India’s electoral college that will vote for a new president July 19 is made up of 4,896 members – 776 members of parliament and 4,120 members of the state assemblies. Between them they have 10,97,012 votes and the winning candidate needs at least 50 percent of these.
How do numbers stack up?
* The ruling United Progressive Alliance, in its present form, has 450,555 votes or 41.07 percent of the total. Of this, the Congress alone has 331,855 votes, or 30.3 percent of the total.
* The allies – among them the Trinamool Congress and the DMK – have 11.04 percent of the vote.
* The Samajwadi Party, which supports the government from outside, has 6.34 percent of the vote.

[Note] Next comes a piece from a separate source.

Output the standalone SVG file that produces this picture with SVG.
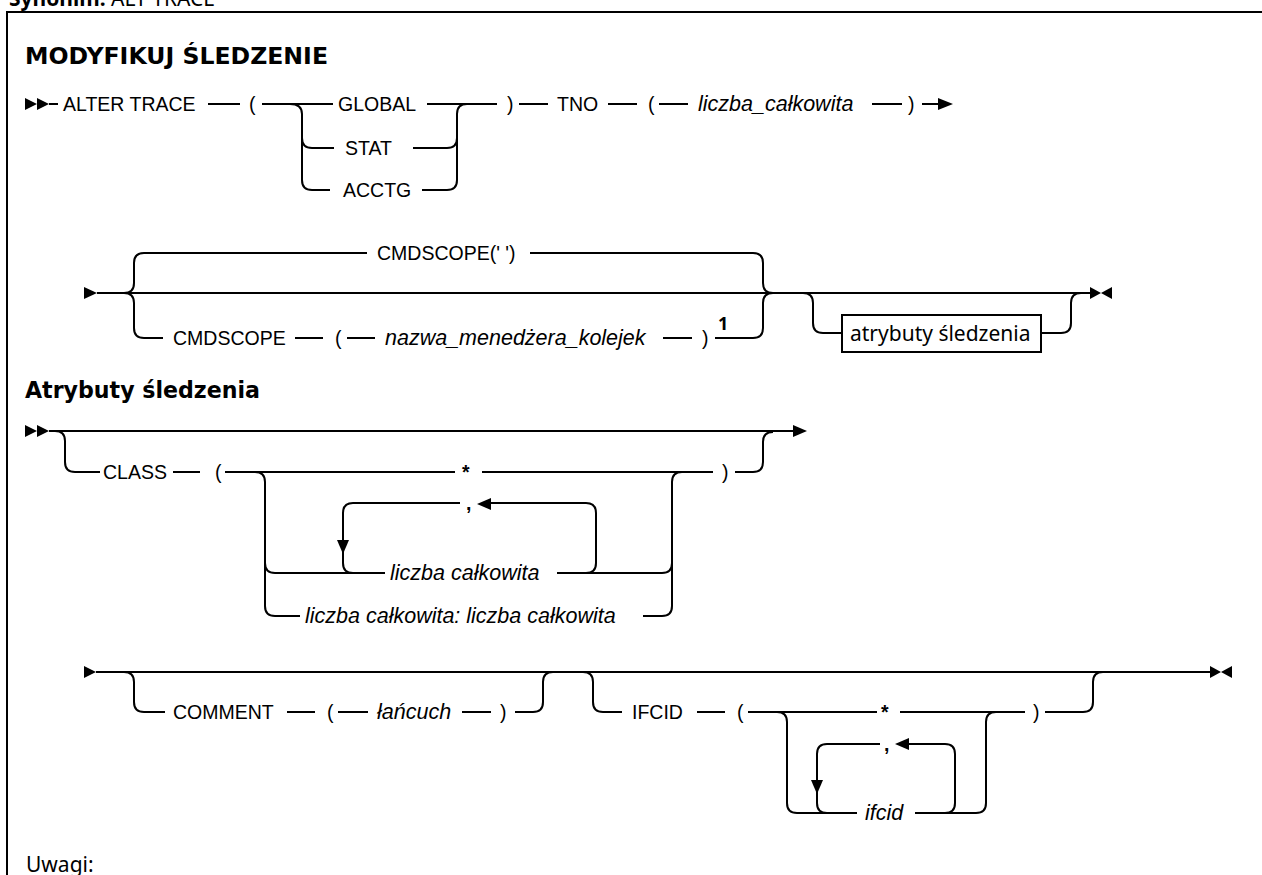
<svg xmlns="http://www.w3.org/2000/svg" width="1262" height="875" viewBox="0 0 1262 875">
  <style>
    .k { font-family: "Liberation Sans", Arial, sans-serif; font-size: 19.5px; fill: #000; }
    .v { font-family: "Liberation Sans", Arial, sans-serif; font-style: italic; font-size: 21.5px; fill: #000; }
    .h { font-family: "DejaVu Sans", "Noto Sans", sans-serif; font-weight: bold; font-size: 22.5px; fill: #000; }
    .n { font-family: "Noto Sans", "Liberation Sans", sans-serif; font-size: 21px; fill: #000; }
    .sup { font-family: "Noto Sans", "Liberation Sans", sans-serif; font-weight: bold; font-size: 18px; fill: #000; }
    .ln { fill: none; stroke: #000; stroke-width: 2; }
    .head { fill: #000; stroke: none; }
    .box { fill: #fff; stroke: #000; stroke-width: 2; }
  </style>
  <rect x="0" y="0" width="1262" height="875" fill="#fff"/>

  <!-- caption strip and frame -->
  <g id="caption">
    <text x="9" y="6" class="n" font-size="25"><tspan font-weight="bold">Synonim:</tspan> ALT TRACE</text>
  </g>
  <rect id="frame" x="7" y="12" width="1280" height="900" fill="none" stroke="#000" stroke-width="2"/>

  <!-- section headings -->
  <g id="title"><text x="25" y="64" class="h" textLength="303" lengthAdjust="spacingAndGlyphs">MODYFIKUJ ŚLEDZENIE</text></g>
  <g id="subtitle"><text x="25" y="398" class="h" textLength="235" lengthAdjust="spacingAndGlyphs">Atrybuty śledzenia</text></g>
  <g id="notes"><text x="26" y="872" class="n" font-size="24">Uwagi:</text></g>

  <!-- row 1: ALTER TRACE -->
  <g id="n-alter"><text x="63" y="111" class="k">ALTER TRACE</text></g>
  <g id="n-lp1"><text x="249" y="111" class="k">(</text></g>
  <g id="n-global"><text x="338" y="111" class="k">GLOBAL</text></g>
  <g id="n-stat"><text x="345" y="155" class="k">STAT</text></g>
  <g id="n-acctg"><text x="343" y="197" class="k">ACCTG</text></g>
  <g id="n-rp1"><text x="507" y="111" class="k">)</text></g>
  <g id="n-tno"><text x="557" y="111" class="k">TNO</text></g>
  <g id="n-lp2"><text x="648" y="111" class="k">(</text></g>
  <g id="n-tnoval"><text x="698" y="111" class="v">liczba_całkowita</text></g>
  <g id="n-rp2"><text x="908" y="111" class="k">)</text></g>

  <!-- row 2: CMDSCOPE and attributes -->
  <g id="n-cmddef"><text x="377" y="260" class="k">CMDSCOPE(' ')</text></g>
  <g id="n-cmd"><text x="173" y="345" class="k">CMDSCOPE</text></g>
  <g id="n-lp3"><text x="335" y="345" class="k">(</text></g>
  <g id="n-qmgr"><text x="385" y="345" class="v">nazwa_menedżera_kolejek</text></g>
  <g id="n-rp3"><text x="702" y="345" class="k">)</text></g>
  <g id="n-note1"><text x="718" y="330" class="sup">1</text></g>
  <g id="n-attrs">
    <rect x="842" y="315" width="199" height="37" class="box"/>
    <text x="850" y="341" class="n">atrybuty śledzenia</text>
  </g>

  <!-- row 3: CLASS -->
  <g id="n-class"><text x="103" y="479" class="k">CLASS</text></g>
  <g id="n-lp4"><text x="215" y="479" class="k">(</text></g>
  <g id="n-star1"><text x="462" y="479" class="k" font-weight="bold">*</text></g>
  <g id="n-comma1"><text x="466" y="510" class="k" font-weight="bold">,</text></g>
  <g id="n-classval"><text x="390" y="580" class="v">liczba całkowita</text></g>
  <g id="n-classrange"><text x="305" y="623" class="v">liczba całkowita: liczba całkowita</text></g>
  <g id="n-rp4"><text x="722" y="479" class="k">)</text></g>

  <!-- row 4: COMMENT and IFCID -->
  <g id="n-comment"><text x="173" y="719" class="k">COMMENT</text></g>
  <g id="n-lp5"><text x="327" y="719" class="k">(</text></g>
  <g id="n-string"><text x="377" y="719" class="v">łańcuch</text></g>
  <g id="n-rp5"><text x="500" y="719" class="k">)</text></g>
  <g id="n-ifcid"><text x="632" y="719" class="k">IFCID</text></g>
  <g id="n-lp6"><text x="737" y="719" class="k">(</text></g>
  <g id="n-star2"><text x="881" y="719" class="k" font-weight="bold">*</text></g>
  <g id="n-comma2"><text x="884" y="751" class="k" font-weight="bold">,</text></g>
  <g id="n-ifcidval"><text x="865" y="820" class="v">ifcid</text></g>
  <g id="n-rp6"><text x="1033" y="719" class="k">)</text></g>

  <g id="connectors">
    <!-- row 1 -->
    <polygon class="head" points="25,98 37,104 25,110"/>
    <polygon class="head" points="37,98 49,104 37,110"/>
    <path class="ln" d="M49,104 H58"/>
    <path class="ln" d="M208,104 H240"/>
    <path class="ln" d="M262,104 H333"/>
    <path class="ln" d="M290,104 Q302,104 302,114 V180 Q302,190 312,190 H330"/>
    <path class="ln" d="M302,138 Q302,148 312,148 H334"/>
    <path class="ln" d="M427,104 H497"/>
    <path class="ln" d="M413,148 H447 Q457,148 457,138 V114 Q457,104 467,104"/>
    <path class="ln" d="M422,190 H447 Q457,190 457,180 V138"/>
    <path class="ln" d="M519,104 H548"/>
    <path class="ln" d="M608,104 H637"/>
    <path class="ln" d="M659,104 H688"/>
    <path class="ln" d="M872,104 H902"/>
    <path class="ln" d="M922,104 H940"/>
    <polygon class="head" points="938,98 953,104 938,110"/>

    <!-- row 2 -->
    <polygon class="head" points="84,287 97,293 84,299"/>
    <path class="ln" d="M97,293 H1090"/>
    <path class="ln" d="M124,293 Q134,293 134,283 V263 Q134,253 144,253 H367"/>
    <path class="ln" d="M124,293 Q134,293 134,303 V328 Q134,338 144,338 H163"/>
    <path class="ln" d="M295,338 H323"/>
    <path class="ln" d="M347,338 H375"/>
    <path class="ln" d="M663,338 H692"/>
    <path class="ln" d="M530,253 H753 Q763,253 763,263 V283 Q763,293 773,293"/>
    <path class="ln" d="M715,338 H753 Q763,338 763,328 V303 Q763,293 773,293"/>
    <path class="ln" d="M803,293 Q813,293 813,303 V323 Q813,333 823,333 H842"/>
    <path class="ln" d="M1041,333 H1061 Q1071,333 1071,323 V303 Q1071,293 1081,293"/>
    <polygon class="head" points="1090,287 1101,293 1090,299"/>
    <polygon class="head" points="1112,287 1101,293 1112,299"/>

    <!-- row 3 -->
    <polygon class="head" points="25,425 37,431 25,437"/>
    <polygon class="head" points="37,425 49,431 37,437"/>
    <path class="ln" d="M49,431 H795"/>
    <polygon class="head" points="793,425 807,431 793,437"/>
    <path class="ln" d="M55,431 Q65,431 65,441 V462 Q65,472 75,472 H100"/>
    <path class="ln" d="M173,472 H200"/>
    <path class="ln" d="M225,472 H455"/>
    <path class="ln" d="M482,472 H713"/>
    <path class="ln" d="M255,472 Q265,472 265,482 V606 Q265,616 275,616 H300"/>
    <path class="ln" d="M265,563 Q265,573 275,573 H385"/>
    <path class="ln" d="M460,503 H353 Q343,503 343,513 V563 Q343,573 353,573"/>
    <polygon class="head" points="337,540 349,540 343,554"/>
    <polygon class="head" points="477,504 491,498 491,510"/>
    <path class="ln" d="M490,503 H586 Q596,503 596,513 V563 Q596,573 586,573"/>
    <path class="ln" d="M557,573 H662 Q672,573 672,563 V482 Q672,472 682,472"/>
    <path class="ln" d="M643,616 H662 Q672,616 672,606 V563"/>
    <path class="ln" d="M735,472 H753 Q763,472 763,462 V442 Q763,432 773,432"/>

    <!-- row 4 -->
    <polygon class="head" points="84,666 96,672 84,678"/>
    <path class="ln" d="M96,672 H1210"/>
    <polygon class="head" points="1210,666 1221,672 1210,678"/>
    <polygon class="head" points="1232,666 1221,672 1232,678"/>
    <path class="ln" d="M124,672 Q134,672 134,682 V702 Q134,712 144,712 H165"/>
    <path class="ln" d="M287,712 H315"/>
    <path class="ln" d="M338,712 H368"/>
    <path class="ln" d="M462,712 H491"/>
    <path class="ln" d="M515,712 H533 Q543,712 543,702 V682 Q543,672 553,672"/>
    <path class="ln" d="M583,672 Q593,672 593,682 V702 Q593,712 603,712 H622"/>
    <path class="ln" d="M697,712 H725"/>
    <path class="ln" d="M748,712 H877"/>
    <path class="ln" d="M900,712 H1025"/>
    <path class="ln" d="M1045,712 H1083 Q1093,712 1093,702 V682 Q1093,672 1103,672"/>
    <path class="ln" d="M777,712 Q787,712 787,722 V803 Q787,813 797,813 H857"/>
    <path class="ln" d="M915,813 H976 Q986,813 986,803 V722 Q986,712 996,712"/>
    <path class="ln" d="M880,744 H827 Q817,744 817,754 V803 Q817,813 827,813"/>
    <polygon class="head" points="811,780 823,780 817,794"/>
    <polygon class="head" points="895,744 909,738 909,750"/>
    <path class="ln" d="M908,744 H945 Q955,744 955,754 V803 Q955,813 945,813"/>
  </g>
</svg>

* The Trinamool Congress has 4.40 percent of the vote.
* If the Trinamool and the Samajwadi Party vote with the government, this will give it 47.41 percent of the ballots – a shortfall of a mere 2.59 percent.

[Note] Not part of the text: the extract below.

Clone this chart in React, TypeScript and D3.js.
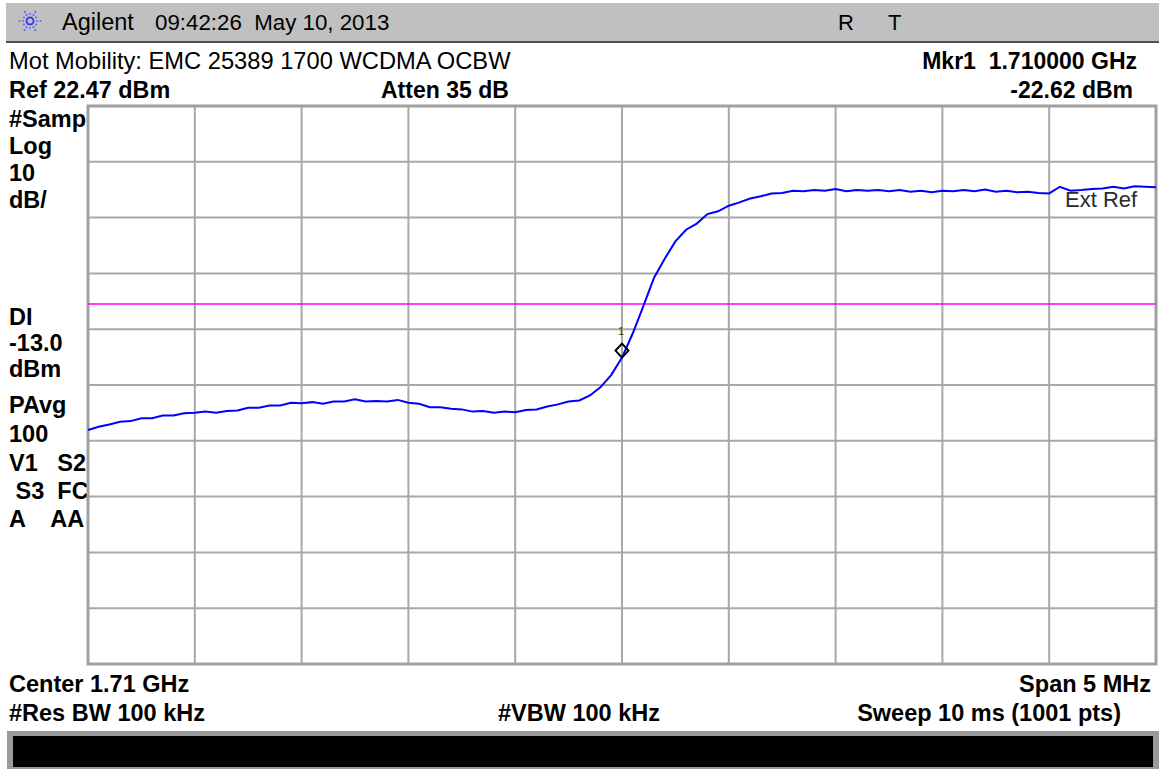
import React, { useEffect, useRef } from 'react';
import * as d3 from 'd3';

// analyzer settings
const refLevel = 22.47;      // dBm, top graticule line
const dbPerDiv = 10;
const centerGHz = 1.71;
const spanGHz = 0.005;
const displayLine = -13.0;
const markerFreq = 1.71;
const markerLevel = -22.62;

const gridCols = d3.range(11);
const gridRows = d3.range(11);

// trace levels (dBm), one every 0.05 MHz from 1.7075 to 1.7125 GHz
const traceLevels = [
  -35.6, -35.0, -34.6, -34.1, -34.0, -33.5, -33.5, -33.0, -33.0, -32.6,
  -32.5, -32.3, -32.5, -32.2, -32.1, -31.6, -31.6, -31.2, -31.2, -30.7,
  -30.8, -30.6, -30.9, -30.5, -30.5, -30.1, -30.5, -30.4, -30.5, -30.2,
  -30.7, -30.9, -31.5, -31.5, -31.8, -31.9, -32.3, -32.2, -32.5, -32.3,
  -32.4, -32.0, -31.9, -31.4, -31.0, -30.5, -30.3, -29.4, -27.9, -25.7,
  -22.62, -18.3, -13.4, -8.3, -4.9, -1.8, 0.3, 1.4, 3.1, 3.6,
  4.6, 5.2, 5.9, 6.3, 6.8, 6.9, 7.3, 7.2, 7.4, 7.3,
  7.6, 7.2, 7.4, 7.3, 7.4, 7.2, 7.4, 7.1, 7.3, 7.0,
  7.3, 7.2, 7.4, 7.2, 7.5, 7.1, 7.3, 7.0, 7.1, 6.9,
  6.8, 8.0, 7.3, 7.4, 7.6, 7.7, 8.0, 7.7, 8.1, 8.0, 7.9
];

const leftLabels = [
  { t: '#Samp', y: 127 }, { t: 'Log', y: 154 }, { t: '10', y: 181 }, { t: 'dB/', y: 208 },
  { t: 'DI', y: 325 }, { t: '-13.0', y: 351 }, { t: 'dBm', y: 377 },
  { t: 'PAvg', y: 413 }, { t: '100', y: 442 }, { t: 'V1   S2', y: 471 },
  { t: ' S3  FC', y: 499 }, { t: 'A    AA', y: 527 }
];

const width = 1159;
const height = 770;
const plot = { left: 88, right: 1156, top: 106, bottom: 664 };
const font = 'Liberation Sans, Arial, sans-serif';

const App = () => {
  const ref = useRef<SVGSVGElement>(null);

  useEffect(() => {
    const svg = d3.select(ref.current);
    svg.selectAll('*').remove();

    const startF = centerGHz - spanGHz / 2;
    const stopF = centerGHz + spanGHz / 2;
    const x = d3.scaleLinear().domain([startF, stopF]).range([plot.left, plot.right]);
    const y = d3.scaleLinear()
      .domain([refLevel - dbPerDiv * 10, refLevel])
      .range([plot.bottom, plot.top]);
    const step = spanGHz / (traceLevels.length - 1);

    svg.append('rect').attr('width', width).attr('height', height).attr('fill', '#fff');

    // header bar
    svg.append('rect').attr('x', 6).attr('y', 3).attr('width', width - 6).attr('height', 38).attr('fill', '#c0c0c0');
    svg.append('line').attr('x1', 6).attr('x2', width).attr('y1', 42).attr('y2', 42)
      .attr('stroke', '#505050').attr('stroke-width', 2);

    // starburst logo
    const logo = svg.append('g').attr('transform', 'translate(30,21)');
    d3.range(12).forEach(k => {
      const a = (k / 12) * Math.PI * 2;
      [3.5, 7, 10.5].forEach((r, j) => {
        if (j === 2 && k % 2 === 1) return;
        logo.append('circle')
          .attr('cx', Math.cos(a) * r).attr('cy', Math.sin(a) * r)
          .attr('r', 1.1).attr('fill', j === 0 ? '#3030ff' : '#6a6aff');
      });
    });

    const txt = (t: string, xx: number, yy: number, opts: any = {}) =>
      svg.append('text')
        .attr('x', xx).attr('y', yy)
        .attr('font-family', font)
        .attr('font-size', opts.size || 22)
        .attr('font-weight', opts.bold ? 'bold' : 'normal')
        .attr('text-anchor', opts.anchor || 'start')
        .attr('fill', opts.fill || '#000')
        .style('white-space', 'pre')
        .text(t);

    txt('Agilent', 62, 30, { size: 23.5 });
    txt('09:42:26  May 10, 2013', 155, 30, { size: 22.3 });
    txt('R', 838, 30);
    txt('T', 888, 30);

    txt('Mot Mobility: EMC 25389 1700 WCDMA OCBW', 9, 69, { size: 23.7 });
    txt('Mkr1  1.710000 GHz', 1137, 69, { bold: true, anchor: 'end', size: 23 });
    txt('Ref 22.47 dBm', 9, 98, { bold: true, size: 23.4 });
    txt('Atten 35 dB', 381, 98, { bold: true, size: 23 });
    txt('-22.62 dBm', 1133, 98, { bold: true, anchor: 'end', size: 23 });

    leftLabels.forEach(d => txt(d.t, 9, d.y, { bold: true, size: 23.5 }));

    // graticule
    const grid = svg.append('g').attr('stroke', '#a8a8a8').attr('stroke-width', 2);
    grid.selectAll('line.v').data(gridCols).enter().append('line')
      .attr('x1', i => x(startF + i * spanGHz / 10)).attr('x2', i => x(startF + i * spanGHz / 10))
      .attr('y1', plot.top).attr('y2', plot.bottom);
    grid.selectAll('line.h').data(gridRows).enter().append('line')
      .attr('y1', i => y(refLevel - i * dbPerDiv)).attr('y2', i => y(refLevel - i * dbPerDiv))
      .attr('x1', plot.left).attr('x2', plot.right);
    svg.append('rect')
      .attr('x', plot.left).attr('y', plot.top)
      .attr('width', plot.right - plot.left).attr('height', plot.bottom - plot.top)
      .attr('fill', 'none').attr('stroke', '#a0a0a0').attr('stroke-width', 3);

    // display line
    svg.append('line')
      .attr('x1', plot.left).attr('x2', plot.right)
      .attr('y1', y(displayLine)).attr('y2', y(displayLine))
      .attr('stroke', '#ff00ff').attr('stroke-width', 1.5);

    // trace
    const line = d3.line<number>()
      .x((d, i) => x(startF + i * step))
      .y(d => y(d));
    svg.append('path')
      .datum(traceLevels)
      .attr('d', line)
      .attr('fill', 'none')
      .attr('stroke', '#0000ff')
      .attr('stroke-width', 2);

    // Ext Ref annunciator
    txt('Ext Ref', 1065, 207, { size: 22, fill: '#2a2a2a' });

    // marker 1
    const mx = x(markerFreq);
    const my = y(markerLevel);
    svg.append('path')
      .attr('d', `M${mx},${my} l-6.5,-7 l6.5,-7 l6.5,7 z`)
      .attr('fill', 'none').attr('stroke', '#000').attr('stroke-width', 2);
    txt('1', mx - 1, my - 23, { size: 11, anchor: 'middle', fill: '#333' });

    // bottom annotations
    txt('Center 1.71 GHz', 9, 692, { bold: true, size: 23.5 });
    txt('Span 5 MHz', 1151, 692, { bold: true, size: 23.5, anchor: 'end' });
    txt('#Res BW 100 kHz', 9, 721, { bold: true, size: 23.5 });
    txt('#VBW 100 kHz', 498, 721, { bold: true, size: 23.5 });
    txt('Sweep 10 ms (1001 pts)', 1121, 721, { bold: true, size: 23.5, anchor: 'end' });

    // status bar
    svg.append('rect').attr('x', 7).attr('y', 731).attr('width', width - 7).attr('height', 38).attr('fill', '#9a9a9a');
    svg.append('rect').attr('x', 13).attr('y', 736).attr('width', 1140).attr('height', 31).attr('fill', '#000');
  }, []);

  return (
    <div style={{ position: 'absolute', left: 0, top: 0 }}>
      <svg ref={ref} width={width} height={height} style={{ display: 'block' }}></svg>
    </div>
  );
};

export default App;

* Should these two parties not vote with the government, it will be short by 13.33 percent.
* The National Democratic Alliance has 27.7 percent of the votes, of which the Bharatiya Janata Party has 21.2 percent.
* The Left has 4.7 percent of the vote.
* Among the other parties, the BSP has 3.98 percent of the votes and the AIADMK 3.3 percent.
* In the “others” category are 10.1 percent of the votes.
To calculate the number of voters each legislator represents, the total population of the state is divided by the number of legislatures and then divided by 1,000.
For example, each member of Uttar Pradesh assembly represents 208 voters, while an a member from Sikkim represents seven voters.
The value of vote of each MP is uniform at 708.